Dreams began to germinate that would later find their outlet in Joe’s consuming drive to bring about that for which he became famous—fathering Iditarod the Race. That it was to him in part a kind of Old North reenactment was evident to all who knew Joe well. Further, those romantic motivations fueled his push to gain establishment of the Iditarod as a National Trail. Joe and a small group of stalwarts who linked arms with him—Dan Seavey was one of the foremost—through a sustained effort, gained the support of the U.S. Secretary of the Interior to honor the Iditarod as one of the few trails significant enough in our nation’s history to be counted worthy of designation as a National Historic Trail.
The Secretary followed that rarified-air listing with appointment of a number of select citizens to serve on the Iditarod National Historic Trail Advisory Council. Among those were some of us who had been Iditarod founding mushers. While most served a stint and drifted on, Dan has been, by a great margin, the most ardent and enduring of us all. He’s the only one of the originals still there, serving energetically in the modern incarnation of our original council.

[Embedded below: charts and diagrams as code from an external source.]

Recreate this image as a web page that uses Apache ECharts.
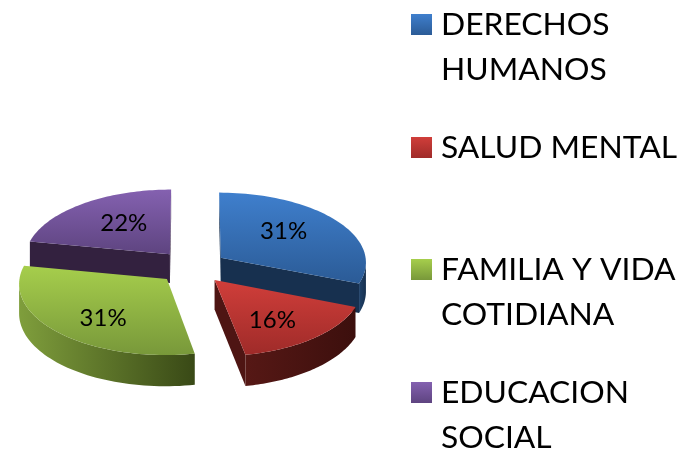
<!DOCTYPE html>
<html><head><meta charset="utf-8">
<style>html,body{margin:0;padding:0;background:#fff}#c{width:685px;height:451px}</style>
<script src="https://cdn.jsdelivr.net/npm/echarts@6/dist/echarts.min.js"></script>
</head><body><div id="c"></div>
<script>
const categories = ['DERECHOS HUMANOS', 'SALUD MENTAL', 'FAMILIA Y VIDA COTIDIANA', 'EDUCACION SOCIAL'];
const legendLines = [['DERECHOS', 'HUMANOS'], ['SALUD MENTAL'], ['FAMILIA Y VIDA', 'COTIDIANA'], ['EDUCACION', 'SOCIAL']];
const values = [31, 16, 31, 22];
const topColors = [['#3f7fcd', '#2b5b96'], ['#d03e3a', '#9f2b29'], ['#a6ce4c', '#78983a'], ['#8461b0', '#5e4480']];
const cutColors = ['#17304f', '#4e1513', '#4e6024', '#33213f'];
const rimColors = [['#1f4169', '#17304f'], ['#561815', '#3c0f0d'], ['#7f9e3c', '#394916'], ['#3d2a4c', '#33213f']];

const legendTop = [14, 137, 259, 382];
const labelNudge = [[-7, -4], [-1, 6], [1, 8], [7, 0]];
const FONT = 'Lato, "Open Sans", sans-serif';
const cx = 192, cy = 267, rx = 146, ry = 70, explode = 0.24, persp = 0.06, depth = 29;
const total = values.reduce((a, b) => a + b, 0);

function project(X, Y, drop) {
  const s = 1 / (1 + persp * Y);
  return [cx + rx * X * s, cy - ry * Y * s + (drop ? depth * s : 0)];
}
function sliceAngles(i) {
  let acc = 0;
  for (let k = 0; k < i; k++) acc += values[k];
  return [acc / total * 2 * Math.PI, (acc + values[i]) / total * 2 * Math.PI];
}
function grad(c, horizontal) {
  return new echarts.graphic.LinearGradient(0, 0, horizontal ? 1 : 0, horizontal ? 0 : 1,
    [{ offset: 0, color: c[0] }, { offset: 1, color: c[1] }]);
}
function renderItem(params, api) {
  const i = params.dataIndex;
  const [a0, a1] = sliceAngles(i);
  const mid = (a0 + a1) / 2;
  const ox = explode * Math.sin(mid), oy = explode * Math.cos(mid);
  const at = (a, r) => [ox + r * Math.sin(a), oy + r * Math.cos(a)];
  const n = 60, rim = [];
  for (let k = 0; k <= n; k++) rim.push(at(a0 + (a1 - a0) * k / n, 1));
  const apex = [ox, oy];
  const pTop = p => project(p[0], p[1], false);
  const pLow = p => project(p[0], p[1], true);
  const order = Math.round(10 - 5 * Math.cos(mid));
  const children = [];
  const cut = (p, q) => {
    if (pTop(q)[0] < pTop(p)[0] - 0.01)
      children.push({ type: 'polygon', z2: order, shape: { points: [pTop(p), pTop(q), pLow(q), pLow(p)] }, style: { fill: cutColors[i] } });
  };
  cut(apex, rim[0]);
  cut(rim[n], apex);
  let run = [];
  const flush = () => {
    if (run.length > 1) {
      const pts = run.map(pTop).concat(run.slice().reverse().map(pLow));
      children.push({ type: 'polygon', z2: order, shape: { points: pts }, style: { fill: grad(rimColors[i], true) } });
    }
    run = [];
  };
  for (let k = 0; k < n; k++) {
    if (pTop(rim[k + 1])[0] < pTop(rim[k])[0]) {
      if (!run.length) run.push(rim[k]);
      run.push(rim[k + 1]);
    } else flush();
  }
  flush();
  children.push({
    type: 'polygon', z2: order + 1,
    shape: { points: [apex].concat(rim).map(pTop) },
    style: { fill: grad(topColors[i], false) }
  });
  const lab = pTop(at(mid, 0.6));
  children.push({
    type: 'text', z2: 50,
    style: { text: api.value(0) + '%', x: lab[0] + labelNudge[i][0], y: lab[1] + labelNudge[i][1], align: 'center', verticalAlign: 'middle', font: '24px ' + FONT, fill: '#000' }
  });
  return { type: 'group', children };
}

const legendGraphics = [];
categories.forEach((name, i) => {
  legendGraphics.push({
    type: 'rect', left: 411, top: legendTop[i], shape: { width: 21, height: 21 },
    style: { fill: grad(topColors[i], false) }
  });
  legendGraphics.push({
    type: 'text', left: 441, top: legendTop[i] - 12,
    style: { text: legendLines[i].join('\n'), font: '31.8px ' + FONT, lineHeight: 45, fill: '#000' }
  });
});

const chart = echarts.init(document.getElementById('c'), null, { renderer: 'canvas' });
chart.setOption({
  animation: false,
  backgroundColor: '#ffffff',
  graphic: legendGraphics,
  series: [{
    type: 'custom',
    coordinateSystem: 'none',
    silent: true,
    renderItem,
    data: values.map((v, i) => ({ name: categories[i], value: [v] }))
  }]
});
</script></body></html>
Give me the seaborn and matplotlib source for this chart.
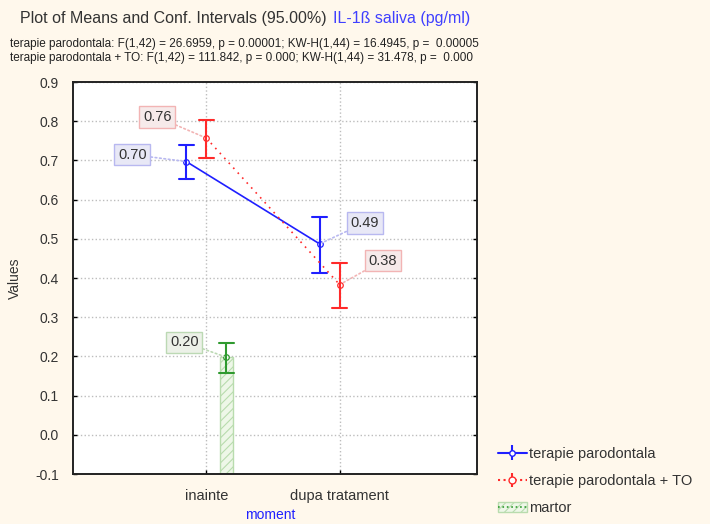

Now here we are finishing the fourth decade of Iditarod races. As the years and decades have rolled by and the race has compounded in size and complexity, the race governing body, the Iditarod Trail Committee, has had its plate heaped more than full organizing, promoting, and running the event. At the same time, the administration of the Iditarod National Historic Trail has grown so much more defined and demanding that the small staff of its governing/steering office within the Bureau of Land Management must channel all of its attention and energy into the assigned task.
So here we have Iditarod the Race, and Iditarod the Trail naturally following their own forks, going their own ways like the Northern and Southern Routes. Although this race ̶ trail divergence is unavoidable due to division of labor and the dissimilarities of the two engagements, each with its own set of marching orders, whatever the rationalization for the separation, this disattachment within the greater Iditarod landscape is certainly far different from the day when Joe fathered both race and trail and considered them quite linked. Those who knew Joe well would vouch that if he were alive today the disconnection would make him more than uncomfortable. He would probably set about building bridges.
Fortunately, to do just that we have Dan Seavey. We’ve always had him and without him it’s safe to say the present race ̶ trail separation would be even greater. Taking up his involvements as expressions of love for both driving dogs and preserving history, he may not have thought of anything he has done as taking up a crusade to keep the two Iditarods together. However, in the four decades of the race and trail, more than anyone else—far more—Dan has been more like Joe in holding a dual passion, vision, and unflagging dedication to working for the enhancement of both and seeing the two as integrated. I will not go into all of the ways he has exercised his zeal, serving in upper level positions in both race and trail organizations. The supporting letters and downloads I’m including in this proposal packet well serve to show and praise his many involvements, achievements, and honors.
The Hall of Fame has never taken in anyone representing the National Historic Trail realm of Iditarod. Now in 2012, this final year of the four-year-long celebration of the centennial of the Iditarod gold discovery and building of the Iditarod Trail; now in 2012, the year of Dan’s own grand celebration of that centennial wherein he ran the race not for a fast time, but to give talks in villages along the way promoting value of the historic trail and the crucial role of local volunteerism in trail stewardship; now this year of 2012 presents especially apropos timing for inducting Dan Seavey into the Iditarod Hall of Fame for his contributions to Iditarod the Trail.
As I before stated, Dan’s holds multifaceted distinctions that argue for his inclusion in the Hall. Sharing the lead in the pack of three until the final miles of the trailbreaking running of the Iditarod, he finished third. So unselfishly spirited was he in his fervency to do what he could to assure that the race not be a one-and-done event, he loaned back to Joe Redington his prize money. Dan has always had the respect and admiration of the mushers. And of course, being the patriarch of one of Iditarod’s two families of champions enhances Dan’s stature on the race side of Iditarod. In that vein, this year of 2012 being the second race in which three generations of Seaveys competed, and 2012 being the year his grandson, Dallas Seavey became the youngest champion in race history, 2012 seems, again, an especially appropriate year to induct Dan into the Iditarod Hall of Fame for his contributions to Iditarod the Race.
An aside: Should you choose Dan you will be honoring the man with the longest continual active involvement and service to either Iditarod the Trail or Iditarod the Race, not only extant, but ever.